I have not given any thought to a solution as it 
would most likely be ill-informed.

>As for IRTF and .su:
>
>Hmm, it might be that a research could be 
>performed to understand the human rights 
>implications of using a wrong (false) domain 
>name .su - this '.su' represents nothing, a non 
>existent object; but because nothing is really 
>'nothing', it can be said that it has been 
>populated by some people who might want .su to 
>actually mean something.  Maybe the space was 
>free because of inattention and someoe occupied 
>for cheap.  And there lies a problem.  The 
>domain is in use out of lack of knowledge.  A 
>crispation already exists there in that use of .su.

The ccTLD must have some value to the 
persons/organizations who registered domain names 
under it or else they would not have registered those domain names.

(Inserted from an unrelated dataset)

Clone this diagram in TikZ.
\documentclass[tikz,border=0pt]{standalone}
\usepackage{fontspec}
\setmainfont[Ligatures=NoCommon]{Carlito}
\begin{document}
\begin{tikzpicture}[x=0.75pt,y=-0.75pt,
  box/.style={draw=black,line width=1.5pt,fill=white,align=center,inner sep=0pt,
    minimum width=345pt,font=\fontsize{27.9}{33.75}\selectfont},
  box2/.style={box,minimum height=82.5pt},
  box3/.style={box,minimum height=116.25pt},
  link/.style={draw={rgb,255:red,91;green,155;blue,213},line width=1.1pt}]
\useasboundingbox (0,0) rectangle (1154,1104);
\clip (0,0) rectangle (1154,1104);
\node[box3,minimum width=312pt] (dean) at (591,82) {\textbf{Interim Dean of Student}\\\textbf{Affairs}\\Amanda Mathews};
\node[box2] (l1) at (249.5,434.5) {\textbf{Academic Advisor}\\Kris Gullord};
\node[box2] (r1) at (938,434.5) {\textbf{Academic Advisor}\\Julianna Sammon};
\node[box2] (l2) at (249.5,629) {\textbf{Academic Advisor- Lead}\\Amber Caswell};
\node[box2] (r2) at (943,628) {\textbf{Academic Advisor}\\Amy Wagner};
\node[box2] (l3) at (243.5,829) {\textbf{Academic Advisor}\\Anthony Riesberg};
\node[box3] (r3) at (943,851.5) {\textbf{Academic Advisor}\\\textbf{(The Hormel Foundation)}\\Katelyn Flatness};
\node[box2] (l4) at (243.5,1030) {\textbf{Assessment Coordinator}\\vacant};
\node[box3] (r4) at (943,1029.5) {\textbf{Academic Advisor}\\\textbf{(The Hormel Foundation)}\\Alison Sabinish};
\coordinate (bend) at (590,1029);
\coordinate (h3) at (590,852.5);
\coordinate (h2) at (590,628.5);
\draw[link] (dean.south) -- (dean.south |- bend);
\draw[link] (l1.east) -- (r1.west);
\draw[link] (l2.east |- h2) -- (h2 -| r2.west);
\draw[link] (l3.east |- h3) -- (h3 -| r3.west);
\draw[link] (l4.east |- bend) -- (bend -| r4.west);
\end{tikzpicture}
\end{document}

>Maybe it is too much away from what IRTF might be interested in doing.
>
>In that case, I still wonder where else could 
>this wrongness and possible evolution towards 
>righteousness (migration, smooth for users, the 
>humans) of .su could be discussed.  The idea 
>would be to delete .su but migrate the websites 
>to some other domain, such that the humans (end 
>users) still access the content.

There was some discussion within ICANN about what 
to do about that ccTLD.  I haven't had time to keep track of the discussion.

>There are also aspects of the .fr (written in 
>russian) domain that could be discussed as well 
>about human rights and entitlements (.fr in 
>russian text stands for Federation of Russia, 
>but in latin characters it stands for France; 
>this potential confusion, that nobody seems to 
>do, might have some implications; it might be 
>that new names should be proposed such as to 
>balance a 'primacy' such as to not hurt anyone's 
>feelings; were they to be called '.fra' for 
>France and '.fedru' for Russia, or even 
>'.rusfed' in their own language, then there 
>would be no confusion problem; other solutions 
>are possible; all these might have impacts on human rights.

The above could be about universal acceptance or digital sovereignty.

At 02:42 AM 22-03-2022, Alexandre Petrescu wrote:

>Today I received an incident report in some 
>conenctivity.  It comes from an .io email 
>address.  But the report has nothing to do with the Indian Ocean area.
>
>Not only there is disconnection at IP layer but 
>there is disconnection in our semantic 
>understanding of what .io should mean, in the first place.

It's an identifier which people use.  The meaning depends on branding.